The United Nations Security Council has approved new sanctions against Iran over its suspect nuclear programme.
US President Barack Obama said the sanctions were the toughest Iran had ever faced. They took months of difficult negotiations by the five veto-wielding permanent UN Security Council members - the US, Russia, China, Britain and France - and non-member Germany.
The new resolution bans Iran from pursuing "any activity related to ballistic missiles capable of delivering nuclear weapons," bars Iranian investment in activities such as uranium mining and prohibits Iran from buying several categories of heavy weapons including attack helicopters and missiles.

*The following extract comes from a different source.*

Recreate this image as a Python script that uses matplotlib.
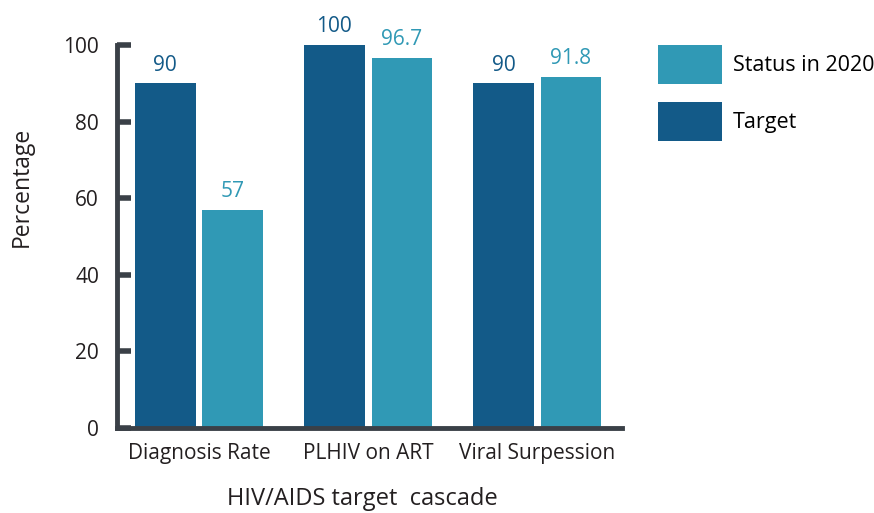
import numpy as np
import matplotlib.pyplot as plt

plt.rcParams['font.family'] = ['Open Sans', 'DejaVu Sans']

# data
categories = ['Diagnosis Rate', 'PLHIV on ART', 'Viral Surpession']
target = [90, 100, 90]
status_2020 = [57, 96.7, 91.8]
yticks = [0, 20, 40, 60, 80, 100]

c_target = '#135a88'
c_status = '#3099b5'
c_axis = '#3a4047'
c_text = '#231f20'

fig = plt.figure(figsize=(8.74, 5.13), dpi=100)
ax = fig.add_axes([0.134, 0.166, 0.578, 0.746])

x = np.arange(len(categories))
w = 0.36
off = 0.2
b1 = ax.bar(x - off, target, w, color=c_target, label='Target')
b2 = ax.bar(x + off, status_2020, w, color=c_status, label='Status in 2020')

for rect, v in zip(b1, target):
    ax.text(rect.get_x() + rect.get_width() / 2, v + 2, f'{v:g}',
            ha='center', va='bottom', color=c_target, fontsize=15)
for rect, v in zip(b2, status_2020):
    ax.text(rect.get_x() + rect.get_width() / 2, v + 2, f'{v:g}',
            ha='center', va='bottom', color=c_status, fontsize=15)

ax.set_xlim(-0.485, 2.503)
ax.set_ylim(0, 100)
ax.set_yticks(yticks)
ax.set_xticks(x)
ax.set_xticklabels(categories)
ax.tick_params(axis='y', direction='in', length=10, width=4, color=c_axis,
               labelsize=15, labelcolor=c_text, pad=13)
ax.tick_params(axis='x', length=0, labelsize=15, labelcolor=c_text, pad=11)

for s in ['top', 'right']:
    ax.spines[s].set_visible(False)
for s in ['left', 'bottom']:
    ax.spines[s].set_linewidth(3.5)
    ax.spines[s].set_color(c_axis)

ax.set_ylabel('Percentage', fontsize=16.5, color=c_text)
ax.yaxis.set_label_coords(-0.166, 0.63)
ax.set_xlabel('HIV/AIDS target  cascade', fontsize=17, color=c_text)
ax.xaxis.set_label_coords(0.485, -0.155)

handles, labels = ax.get_legend_handles_labels()
fig.legend(handles[::-1], labels[::-1], loc='upper left',
           bbox_to_anchor=(0.753, 0.912), frameon=False, fontsize=15.5,
           borderpad=0, borderaxespad=0,
           handlelength=2.98, handleheight=2.41, labelspacing=0.81,
           handletextpad=0.5)

fig.savefig('out.png', dpi=100)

It imposes sanctions on 40 Iranian companies and organisations - 15 linked to Iran's Revolutionary Guard, 22 involved in nuclear or ballistic missile activities and three linked to the Islamic Republic of Iran Shipping Lines. That more than doubles the 35 entities that had been subject to an asset freeze.
Mr Obama said the sanctions were "an unmistakable message about the international community's commitment to stopping the spread of nuclear weapons".
Britain's Ambassador Mark Lyall Grant said: "All those measures can be suspended and eventually eliminated if Iran agrees to suspend its illegal enrichment activities."
Iranian President Mahmoud Ahmadinejad dismissed the new sanctions and said Iran didn't recognise them.
Iran's UN Ambassador Mohammad Khazaee said: "Iran as one of the most powerful and stable countries in the region has never bowed and will never bow to the hostile actions and pressures by these few powers and will continue to defend its rights," he said.
The resolution was approved by a vote of 12-2, with Lebanon abstaining and Brazil and Turkey voting "no."